Honestly, I'd just start again, defining $\theta$ so that it is zero when $\vec n_1=\vec i$ and increases under anticlockwise rotation and defining $\vec v=v\vec i$. Competing conventions are always a mess - you can make them work, but you have to be constantly on guard for clashes. Much simpler to use standard choices.

 

[annamal]

Notably, the way you've defined $\theta$, an increasing value means clockwise rotation if your $\vec n$ vectors, and I rather suspect your cross products assume the opposite - I haven't checked, though.

So you think the way I have defined $\theta$ is clockwise b/c we are measuring the angle from the horizontal to the pendulum string correct? How come we cannot measure the angle from the pendulum string to the horizontal and say that $\theta$ is defined counterclockwise (the way I have the angle arrow drawn in my first post)?

 

[erobz]

So you think the way I have defined $\theta$ is clockwise b/c we are measuring the angle from the horizontal to the pendulum string correct? How come we cannot measure the angle from the pendulum string to the horizontal and say that $\theta$ is defined counterclockwise (the way I have the angle arrow drawn in my first post)?

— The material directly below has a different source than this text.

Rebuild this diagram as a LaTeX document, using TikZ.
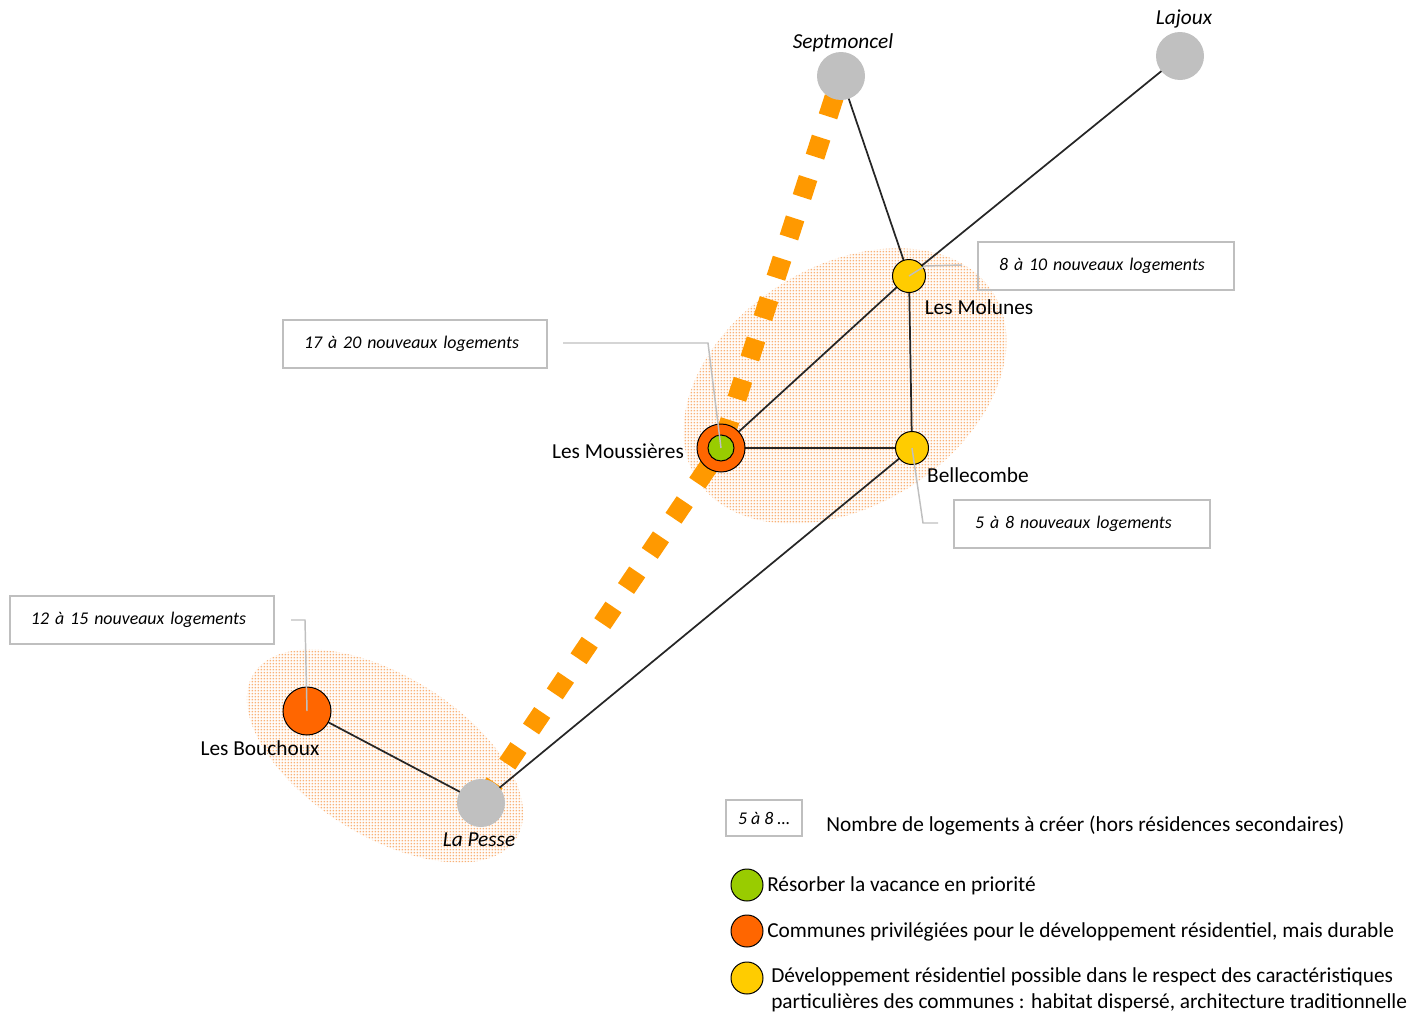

I think ( and I believe @Ibix is saying) you have to be careful about the negative $\dot \theta$. imagine the slider still; If the angle is decreasing the angular velocity is negative, but by your assumed convention the bobs velocity is positive. That doesn’t seem to be mathematically consistent.